Pubdate: Sat, 20 Jan 2018
Source: Windsor Star (CN ON)
Copyright: 2018 The Windsor Star
Author: Brian Cross
Page: A3


A four-pillared strategy to combat the region's opioid crisis was
unveiled Friday by local officials.

They zeroed in on improving treatment options, public awareness,
physician and patient education, availability of the anti-overdose
drug naloxone and harm reduction measures like needle disposal boxes
and investigating a safe-injection site.

"We can call it a crisis because it is affecting our community hard
and our average rate of opioid-related death is way higher than the
provincial average," acting medical officer of health Dr. Wajid Ahmed
said at a morning news conference to announce the strategy that's been
a year in the making.

He displayed a graph comparing the steadily climbing provincial death
rate - peaking recently at 6.2 per 100,000 population - to
Windsor-Essex's 9.1 death rate, which is 46 per cent higher.

Ahmed called the comparison, taken from the province's opioid tracker,
"alarming enough" to draw up a plan to prevent what are largely
preventable deaths. In Ontario, 14 per cent of the population filled
an opioid prescription in 2015-16, and the Erie St. Clair health
region (Windsor-Essex, Chatham-Kent and Sarnia-Lambton) had the
highest rate of opioid prescriptions in the province at 18 per cent.

The impact is being felt everywhere. In the last several months, the
strain on first responders like paramedics has become severe, said
Tecumseh Mayor McNamara, who chairs the region's board of health. He
noted that the budget for local land ambulance is rising 19 per cent
this year, driven at least partly by the increasing demands wrought by
the opioid epidemic. The number of opioid-related emergency department
visits have more than tripled since 2003.
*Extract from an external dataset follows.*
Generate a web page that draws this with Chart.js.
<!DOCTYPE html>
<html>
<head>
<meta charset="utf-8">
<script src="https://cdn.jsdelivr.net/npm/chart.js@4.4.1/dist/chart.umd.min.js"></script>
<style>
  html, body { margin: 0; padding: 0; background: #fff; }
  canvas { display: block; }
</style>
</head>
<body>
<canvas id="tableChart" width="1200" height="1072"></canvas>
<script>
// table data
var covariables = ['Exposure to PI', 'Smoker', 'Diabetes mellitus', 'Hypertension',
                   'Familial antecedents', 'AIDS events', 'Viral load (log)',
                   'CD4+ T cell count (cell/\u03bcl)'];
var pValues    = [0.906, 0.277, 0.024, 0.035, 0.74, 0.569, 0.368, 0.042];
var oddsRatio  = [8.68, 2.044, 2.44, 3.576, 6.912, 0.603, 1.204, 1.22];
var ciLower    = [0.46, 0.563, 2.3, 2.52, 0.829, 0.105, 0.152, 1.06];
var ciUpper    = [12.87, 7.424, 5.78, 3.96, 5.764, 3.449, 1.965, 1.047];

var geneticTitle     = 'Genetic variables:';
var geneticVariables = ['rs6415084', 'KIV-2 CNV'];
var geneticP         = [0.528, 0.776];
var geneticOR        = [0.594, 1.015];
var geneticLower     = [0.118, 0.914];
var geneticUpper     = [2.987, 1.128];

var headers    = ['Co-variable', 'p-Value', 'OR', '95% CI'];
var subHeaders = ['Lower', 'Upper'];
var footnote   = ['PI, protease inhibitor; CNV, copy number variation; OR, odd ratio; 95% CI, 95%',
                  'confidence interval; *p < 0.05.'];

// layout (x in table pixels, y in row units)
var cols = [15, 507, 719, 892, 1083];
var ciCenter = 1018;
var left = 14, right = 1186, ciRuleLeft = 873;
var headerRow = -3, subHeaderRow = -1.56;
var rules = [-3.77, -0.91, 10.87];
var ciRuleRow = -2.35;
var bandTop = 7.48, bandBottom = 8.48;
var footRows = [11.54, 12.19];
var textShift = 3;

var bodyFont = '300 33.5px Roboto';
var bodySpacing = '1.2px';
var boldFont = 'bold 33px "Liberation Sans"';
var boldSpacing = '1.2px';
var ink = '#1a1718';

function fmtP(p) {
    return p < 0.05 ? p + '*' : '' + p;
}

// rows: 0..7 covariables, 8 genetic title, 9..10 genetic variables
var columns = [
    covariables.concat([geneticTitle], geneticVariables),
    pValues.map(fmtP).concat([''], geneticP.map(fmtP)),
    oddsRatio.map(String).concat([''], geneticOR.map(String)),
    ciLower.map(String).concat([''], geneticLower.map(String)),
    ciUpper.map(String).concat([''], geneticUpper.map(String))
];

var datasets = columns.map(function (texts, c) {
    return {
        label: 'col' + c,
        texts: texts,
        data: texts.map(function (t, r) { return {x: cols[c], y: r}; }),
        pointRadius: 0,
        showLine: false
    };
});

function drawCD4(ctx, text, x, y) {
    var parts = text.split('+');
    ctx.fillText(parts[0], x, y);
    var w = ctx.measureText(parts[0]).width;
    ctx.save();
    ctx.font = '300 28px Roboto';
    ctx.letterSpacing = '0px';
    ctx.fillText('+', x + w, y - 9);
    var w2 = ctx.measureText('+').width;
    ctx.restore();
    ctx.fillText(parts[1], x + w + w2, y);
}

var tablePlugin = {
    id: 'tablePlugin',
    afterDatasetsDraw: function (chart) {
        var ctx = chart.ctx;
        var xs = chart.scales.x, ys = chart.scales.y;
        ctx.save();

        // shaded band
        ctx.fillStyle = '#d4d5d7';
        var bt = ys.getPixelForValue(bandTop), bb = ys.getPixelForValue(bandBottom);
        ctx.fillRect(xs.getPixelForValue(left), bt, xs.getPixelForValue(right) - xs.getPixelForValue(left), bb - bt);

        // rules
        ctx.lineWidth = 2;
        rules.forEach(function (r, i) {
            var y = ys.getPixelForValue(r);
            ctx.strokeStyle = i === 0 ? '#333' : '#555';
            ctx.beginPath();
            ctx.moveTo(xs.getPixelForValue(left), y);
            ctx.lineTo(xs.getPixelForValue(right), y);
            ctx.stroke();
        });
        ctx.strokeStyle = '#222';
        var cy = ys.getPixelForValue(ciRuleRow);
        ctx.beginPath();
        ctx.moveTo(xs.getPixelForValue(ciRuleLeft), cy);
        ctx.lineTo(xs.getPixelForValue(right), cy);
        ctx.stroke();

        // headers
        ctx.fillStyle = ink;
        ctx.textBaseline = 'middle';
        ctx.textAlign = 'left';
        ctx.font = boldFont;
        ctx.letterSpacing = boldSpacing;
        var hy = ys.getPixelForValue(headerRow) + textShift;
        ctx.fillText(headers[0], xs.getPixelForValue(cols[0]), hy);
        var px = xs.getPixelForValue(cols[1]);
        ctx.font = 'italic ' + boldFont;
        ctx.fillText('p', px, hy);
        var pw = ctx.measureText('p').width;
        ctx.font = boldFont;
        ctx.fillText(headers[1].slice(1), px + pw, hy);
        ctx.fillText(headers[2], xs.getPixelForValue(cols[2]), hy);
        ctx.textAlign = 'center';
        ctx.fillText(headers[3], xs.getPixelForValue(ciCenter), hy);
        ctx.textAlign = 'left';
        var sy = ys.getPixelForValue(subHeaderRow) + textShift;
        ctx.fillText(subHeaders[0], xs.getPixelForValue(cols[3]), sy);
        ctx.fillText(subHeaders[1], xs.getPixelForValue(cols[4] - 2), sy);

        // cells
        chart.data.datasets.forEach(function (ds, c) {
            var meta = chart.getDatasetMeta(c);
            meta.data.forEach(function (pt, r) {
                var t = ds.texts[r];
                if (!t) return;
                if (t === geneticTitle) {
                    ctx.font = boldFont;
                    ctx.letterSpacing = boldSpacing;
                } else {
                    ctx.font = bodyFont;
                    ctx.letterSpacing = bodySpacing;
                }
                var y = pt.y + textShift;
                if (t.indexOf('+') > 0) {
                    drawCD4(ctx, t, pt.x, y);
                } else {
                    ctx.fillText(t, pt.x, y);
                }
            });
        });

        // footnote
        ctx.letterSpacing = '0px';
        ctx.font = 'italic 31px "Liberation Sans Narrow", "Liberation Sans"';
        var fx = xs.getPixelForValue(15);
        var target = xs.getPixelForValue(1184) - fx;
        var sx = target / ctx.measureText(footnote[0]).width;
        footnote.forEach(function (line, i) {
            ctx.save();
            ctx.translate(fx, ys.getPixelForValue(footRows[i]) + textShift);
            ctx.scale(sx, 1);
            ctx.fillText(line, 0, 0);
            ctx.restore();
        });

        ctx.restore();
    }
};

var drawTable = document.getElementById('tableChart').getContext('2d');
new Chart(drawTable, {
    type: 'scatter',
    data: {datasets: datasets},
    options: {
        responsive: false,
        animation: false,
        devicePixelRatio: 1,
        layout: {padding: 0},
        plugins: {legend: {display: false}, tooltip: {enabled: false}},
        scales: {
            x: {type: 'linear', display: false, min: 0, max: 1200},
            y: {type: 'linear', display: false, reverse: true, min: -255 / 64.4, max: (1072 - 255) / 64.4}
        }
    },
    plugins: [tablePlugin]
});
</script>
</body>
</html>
"And certainly the despair within our families," he added. "This is
something that is embedded in our region."

The strategy identifies a number of problems that need to be

Comments to surveys included: complaints that doctors and dentists
were giving out huge doses of painkillers; a lack of public
information to help identify when a family member is in trouble; the
stigmatization of drug users that prevents them from seeking help; the
lack of treatment facilities unless you have money to pay for them;
and the shortage of non-abstinence treatment programs (opioid
substitution therapies like methadone and suboxone).

Mayor Drew Dilkens stressed that while municipalities like Windsor can
tackle the issue - the city's 2018 budget includes money for needle
disposal boxes and an outreach worker - the Ontario government needs
to provide funding to help lift the strategy off the ground.
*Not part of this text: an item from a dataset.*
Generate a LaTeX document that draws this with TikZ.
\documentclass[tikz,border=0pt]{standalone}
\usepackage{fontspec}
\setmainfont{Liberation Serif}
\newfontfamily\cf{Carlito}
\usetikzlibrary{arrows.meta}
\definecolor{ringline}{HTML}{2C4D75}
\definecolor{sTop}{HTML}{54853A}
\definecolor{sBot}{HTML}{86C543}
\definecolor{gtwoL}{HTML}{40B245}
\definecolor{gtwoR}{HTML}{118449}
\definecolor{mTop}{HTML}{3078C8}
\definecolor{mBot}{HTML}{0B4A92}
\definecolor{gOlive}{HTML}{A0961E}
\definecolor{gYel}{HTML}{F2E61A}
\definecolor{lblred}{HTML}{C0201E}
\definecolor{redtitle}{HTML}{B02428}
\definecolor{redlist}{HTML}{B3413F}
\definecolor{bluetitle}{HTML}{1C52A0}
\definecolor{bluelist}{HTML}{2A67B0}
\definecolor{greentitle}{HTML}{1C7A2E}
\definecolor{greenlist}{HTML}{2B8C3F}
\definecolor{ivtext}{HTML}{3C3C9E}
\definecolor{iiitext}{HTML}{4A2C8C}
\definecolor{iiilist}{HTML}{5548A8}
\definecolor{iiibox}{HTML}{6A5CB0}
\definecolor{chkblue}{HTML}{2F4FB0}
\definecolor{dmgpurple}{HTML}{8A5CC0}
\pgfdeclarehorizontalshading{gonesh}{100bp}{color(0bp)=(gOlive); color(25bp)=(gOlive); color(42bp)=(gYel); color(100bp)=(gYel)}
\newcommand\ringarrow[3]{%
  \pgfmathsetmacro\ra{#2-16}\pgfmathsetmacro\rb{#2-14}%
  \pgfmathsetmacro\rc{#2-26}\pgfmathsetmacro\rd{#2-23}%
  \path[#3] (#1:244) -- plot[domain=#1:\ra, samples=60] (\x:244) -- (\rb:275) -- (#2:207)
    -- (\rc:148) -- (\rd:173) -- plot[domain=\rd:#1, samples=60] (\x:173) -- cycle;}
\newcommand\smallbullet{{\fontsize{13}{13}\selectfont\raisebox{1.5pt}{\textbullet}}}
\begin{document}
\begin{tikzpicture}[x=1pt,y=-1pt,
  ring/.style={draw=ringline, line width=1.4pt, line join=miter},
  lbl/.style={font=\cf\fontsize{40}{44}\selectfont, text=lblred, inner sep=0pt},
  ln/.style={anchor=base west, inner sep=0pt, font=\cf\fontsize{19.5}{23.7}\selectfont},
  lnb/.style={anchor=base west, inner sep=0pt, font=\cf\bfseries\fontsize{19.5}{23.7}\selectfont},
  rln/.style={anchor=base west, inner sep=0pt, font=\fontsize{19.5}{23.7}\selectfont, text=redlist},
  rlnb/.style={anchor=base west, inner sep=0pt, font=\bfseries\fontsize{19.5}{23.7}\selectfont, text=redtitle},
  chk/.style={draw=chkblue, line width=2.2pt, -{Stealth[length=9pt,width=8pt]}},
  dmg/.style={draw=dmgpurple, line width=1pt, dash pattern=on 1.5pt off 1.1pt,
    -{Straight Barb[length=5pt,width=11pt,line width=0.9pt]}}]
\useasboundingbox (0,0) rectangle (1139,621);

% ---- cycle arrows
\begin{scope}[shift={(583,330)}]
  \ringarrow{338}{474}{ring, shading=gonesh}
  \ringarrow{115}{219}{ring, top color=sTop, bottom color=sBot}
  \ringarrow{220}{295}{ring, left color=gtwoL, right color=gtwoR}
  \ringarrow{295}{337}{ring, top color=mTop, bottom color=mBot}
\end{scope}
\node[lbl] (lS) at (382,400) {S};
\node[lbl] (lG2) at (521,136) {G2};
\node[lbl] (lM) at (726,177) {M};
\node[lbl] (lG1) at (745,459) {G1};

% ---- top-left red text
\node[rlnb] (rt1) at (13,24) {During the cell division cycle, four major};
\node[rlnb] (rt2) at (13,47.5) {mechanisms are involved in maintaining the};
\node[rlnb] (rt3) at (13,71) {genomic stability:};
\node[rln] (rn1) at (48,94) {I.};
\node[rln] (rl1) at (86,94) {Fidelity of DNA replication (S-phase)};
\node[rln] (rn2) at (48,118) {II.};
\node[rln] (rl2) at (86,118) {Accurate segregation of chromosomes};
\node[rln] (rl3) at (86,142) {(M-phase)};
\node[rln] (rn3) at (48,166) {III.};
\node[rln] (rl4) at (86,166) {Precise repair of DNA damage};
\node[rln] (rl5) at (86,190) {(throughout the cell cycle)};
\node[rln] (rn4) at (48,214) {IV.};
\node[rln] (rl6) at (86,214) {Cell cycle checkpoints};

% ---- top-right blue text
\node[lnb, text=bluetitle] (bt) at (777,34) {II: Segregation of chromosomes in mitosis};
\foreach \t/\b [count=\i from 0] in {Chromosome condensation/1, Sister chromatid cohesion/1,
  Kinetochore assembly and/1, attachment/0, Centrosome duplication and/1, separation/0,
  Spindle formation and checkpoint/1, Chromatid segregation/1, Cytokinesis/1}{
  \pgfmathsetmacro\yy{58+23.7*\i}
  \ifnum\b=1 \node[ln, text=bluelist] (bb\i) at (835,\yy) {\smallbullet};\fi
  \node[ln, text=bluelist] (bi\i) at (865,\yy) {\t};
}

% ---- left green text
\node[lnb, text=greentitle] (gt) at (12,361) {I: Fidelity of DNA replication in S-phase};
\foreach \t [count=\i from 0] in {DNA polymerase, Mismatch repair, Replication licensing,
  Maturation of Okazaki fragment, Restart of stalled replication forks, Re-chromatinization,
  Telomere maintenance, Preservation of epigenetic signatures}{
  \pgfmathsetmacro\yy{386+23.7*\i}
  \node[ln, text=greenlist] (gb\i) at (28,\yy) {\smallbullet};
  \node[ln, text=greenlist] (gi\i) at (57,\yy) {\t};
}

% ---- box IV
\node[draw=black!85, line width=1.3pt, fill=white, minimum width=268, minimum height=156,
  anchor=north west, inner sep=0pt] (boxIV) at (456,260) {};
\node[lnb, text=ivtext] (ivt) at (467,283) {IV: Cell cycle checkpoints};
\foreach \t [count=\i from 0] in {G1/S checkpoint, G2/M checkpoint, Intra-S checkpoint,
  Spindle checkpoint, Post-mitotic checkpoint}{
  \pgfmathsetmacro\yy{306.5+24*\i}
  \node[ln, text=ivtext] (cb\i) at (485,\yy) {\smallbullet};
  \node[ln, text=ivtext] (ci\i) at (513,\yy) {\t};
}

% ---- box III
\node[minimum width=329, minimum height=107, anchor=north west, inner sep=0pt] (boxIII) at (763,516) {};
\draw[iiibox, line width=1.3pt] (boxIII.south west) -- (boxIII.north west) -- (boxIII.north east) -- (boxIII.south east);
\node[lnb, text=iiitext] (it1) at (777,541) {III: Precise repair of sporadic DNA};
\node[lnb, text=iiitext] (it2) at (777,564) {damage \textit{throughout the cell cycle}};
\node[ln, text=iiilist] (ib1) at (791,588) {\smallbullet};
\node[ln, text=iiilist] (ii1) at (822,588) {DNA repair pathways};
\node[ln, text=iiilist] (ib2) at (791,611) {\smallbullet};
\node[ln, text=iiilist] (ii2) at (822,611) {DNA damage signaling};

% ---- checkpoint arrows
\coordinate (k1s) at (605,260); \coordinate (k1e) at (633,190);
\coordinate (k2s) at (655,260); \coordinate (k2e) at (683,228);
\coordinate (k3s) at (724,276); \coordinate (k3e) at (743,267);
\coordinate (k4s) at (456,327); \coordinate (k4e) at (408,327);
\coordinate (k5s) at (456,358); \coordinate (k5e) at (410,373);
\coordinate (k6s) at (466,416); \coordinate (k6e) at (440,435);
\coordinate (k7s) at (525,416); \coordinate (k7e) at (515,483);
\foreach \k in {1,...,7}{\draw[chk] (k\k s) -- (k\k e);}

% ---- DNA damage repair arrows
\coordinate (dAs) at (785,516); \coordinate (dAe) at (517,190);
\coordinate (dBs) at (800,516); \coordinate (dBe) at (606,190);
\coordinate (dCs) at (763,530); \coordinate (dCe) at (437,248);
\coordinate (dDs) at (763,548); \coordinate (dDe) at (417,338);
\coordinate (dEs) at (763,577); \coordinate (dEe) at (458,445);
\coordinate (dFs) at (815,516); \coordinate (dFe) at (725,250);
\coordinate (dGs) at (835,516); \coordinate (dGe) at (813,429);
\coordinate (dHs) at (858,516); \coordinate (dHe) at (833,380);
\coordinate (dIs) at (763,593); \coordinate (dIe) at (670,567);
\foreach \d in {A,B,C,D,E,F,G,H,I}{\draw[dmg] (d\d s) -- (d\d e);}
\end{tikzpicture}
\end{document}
He also expressed unease about a safe-injection site. As part of the
strategy, the health unit plans to do a feasibility study on one for
the region. Dilkens said his impression of Vancouver's experience with
a safe injection site is there are many problems associated with it.
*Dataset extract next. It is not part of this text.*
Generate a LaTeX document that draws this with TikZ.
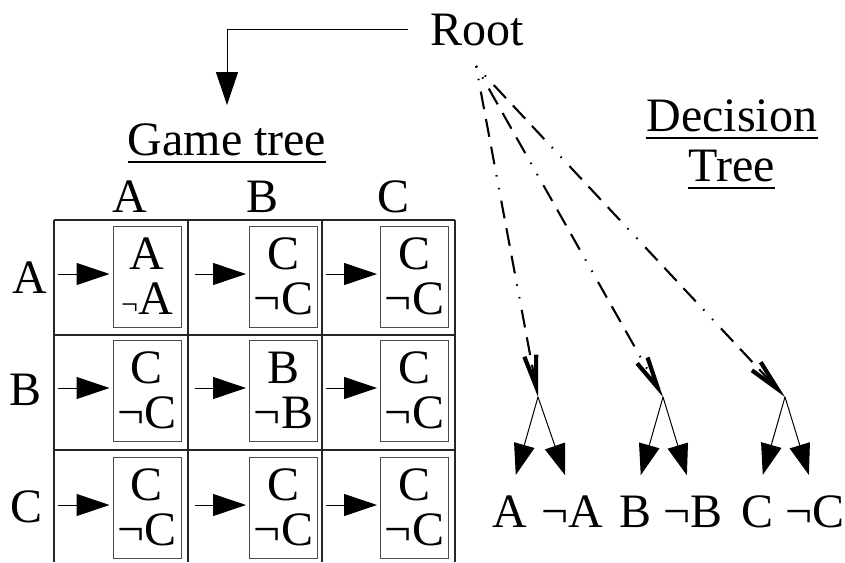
\documentclass[tikz,border=0pt]{standalone}
\usepackage{fontspec}
\setmainfont{Liberation Serif}
\usetikzlibrary{arrows.meta}

\begin{document}
\begin{tikzpicture}[x=1pt,y=-1pt,
  txt/.style={font=\fontsize{48}{45}\selectfont, inner sep=0pt, anchor=base},
  cellbox/.style={draw=black!70, line width=1pt, minimum width=68pt,
    minimum height=101pt, inner sep=0pt, align=center,
    font=\fontsize{48}{45}\selectfont},
  gridline/.style={line width=1.3pt, black!85},
  uline/.style={line width=2.4pt},
  feed/.style={line width=1pt, -{Triangle[length=33pt,width=22pt]}},
  branch/.style={line width=1pt, -{Triangle[length=31pt,width=21pt]}},
  probe/.style={line width=2.1pt,
    dash pattern=on 1.5pt off 11.5pt on 1.5pt off 11.5pt on 18pt off 10pt on 18pt off 10pt on 18pt off 11pt,
    -{Straight Barb[length=31pt,width=12pt,line width=4.2pt]}},
]
\useasboundingbox (0,0) rectangle (845,562);

% --- titles -------------------------------------------------------------
\node[txt] (root) at (477,45) {Root};
\node[txt] (gt)   at (227,155) {Game tree};
\node[txt] (dec)  at (732,131) {Decision};
\node[txt] (tre)  at (731.5,181) {Tree};
\foreach \n in {gt,dec,tre}
  \draw[uline] ([yshift=-7pt]\n.base west) -- ([yshift=-7pt]\n.base east);

% root feeds the game tree
\draw[line width=1pt, -{Triangle[length=33pt,width=22pt]}, shorten <=22pt, shorten >=18pt]
  (root.west) -| (gt.north);

% --- game tree grid -----------------------------------------------------
\foreach \x in {54,188,322,455}
  \draw[gridline] (\x,220) -- (\x,562);
\foreach \y in {220,335,450}
  \draw[gridline] (54,\y) -- (455,\y);

% column and row headings
\node[txt] (ca) at (130,212) {A};
\node[txt] (cb) at (263,212) {B};
\node[txt] (cc) at (394,212) {C};
\node[txt] (ra) at (30,293) {A};
\node[txt] (rb) at (26,405) {B};
\node[txt] (rc) at (27,522) {C};

% cells
\node[cellbox] (c11) at (147,276.5) {A\\{\fontsize{30}{30}\selectfont ¬}A};
\node[cellbox] (c12) at (283.5,276.5) {C\\¬C};
\node[cellbox] (c13) at (414.5,276.5) {C\\¬C};
\node[cellbox] (c21) at (147,390.5) {C\\¬C};
\node[cellbox] (c22) at (283.5,390.5) {B\\¬B};
\node[cellbox] (c23) at (414.5,390.5) {C\\¬C};
\node[cellbox] (c31) at (147,507.5) {C\\¬C};
\node[cellbox] (c32) at (283.5,507.5) {C\\¬C};
\node[cellbox] (c33) at (414.5,507.5) {C\\¬C};

% arrows entering each cell
\foreach \r/\y in {1/274,2/388,3/505}
  \foreach \c/\x in {1/58,2/195,3/326} {
    \coordinate (s\r\c) at (\x,\y);
    \draw[feed, shorten >=3pt] (s\r\c) -- (s\r\c -| c\r\c.west);
  }

% --- decision tree ------------------------------------------------------
\coordinate (fan) at (476,66);
\coordinate (d1) at (538,397);
\coordinate (d2) at (663,397);
\coordinate (d3) at (785,397);
\draw[probe] (fan) -- (d1);
\draw[probe] (fan) -- (d2);
\draw[probe] (fan) -- (d3);

\node[txt] (la)  at (510,527) {A};
\node[txt] (lna) at (572,527) {¬A};
\node[txt] (lb)  at (635,527) {B};
\node[txt] (lnb) at (693,527) {¬B};
\node[txt] (lc)  at (757,527) {C};
\node[txt] (lnc) at (815,527) {¬C};

\foreach \d/\p/\q in {d1/la/lna, d2/lb/lnb, d3/lc/lnc} {
  \draw[branch, shorten >=21pt] (\d) -- (\p.north);
  \draw[branch, shorten >=21pt] (\d) -- (\q.north);
}
\end{tikzpicture}
\end{document}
"Maybe the answer is yes, but I think we have to think through what
that looks like to make sure we're not solving one problem but
creating a whole host of problems in the community, as well," he said.

The four pillars identified in the strategy are: prevention and
education; harm reduction; treatment and recovery and enforcement and
justice. Officials warned that there was still more work to be done to
identify specific actions. "We just need to be patient and we need to
make sure that what we are doing is working," Ahmed said.

Byron Klingbyle, the harm reduction co-ordinator with the AIDS
Committee of Windsor, expressed frustration over the time it was taking.

"All these pillars they're talking about, they're all important, but
to do the biggest impact to the number of fatalities, you have to
address that issue first and then work on the others," he said,
explaining that providing as many people as possible with naloxone and
training them how to use it will immediately save lives.

Since July, the AIDS Committee has trained people and dispensed 618
naloxone kits (they're available free from the province), and they
were used successfully 137 times. On 96 of those overdoses, the
situation was bad enough that a second dose was administered. That's
137 saved lives, Klingbyle said.

"If makes logical sense to me, I would put all my resources into that
to reduce the fatalities."

Naloxone kits have been provided to many agencies and first
responders, but Windsor Police have been wary about issuing them to
officers because of Ontario rules requiring the province's Special
Investigations Unit to investigate instances of death or serious
injury involving an officer.

"For me, that's a game changer," Windsor Police Chief Al Frederick

"I don't want to subject my officers to further investigation when
they're out there trying to help people."

He said while crime rates in Windsor and the rest of the province are
flat, the number of calls for service are increasing dramatically. And
its largely due to more calls involving complex issues such as drug
overdose and mental health.

"It's a very complex issue," he said of the opioid crisis. "I can't
say we're on the winning edge of this fight just yet."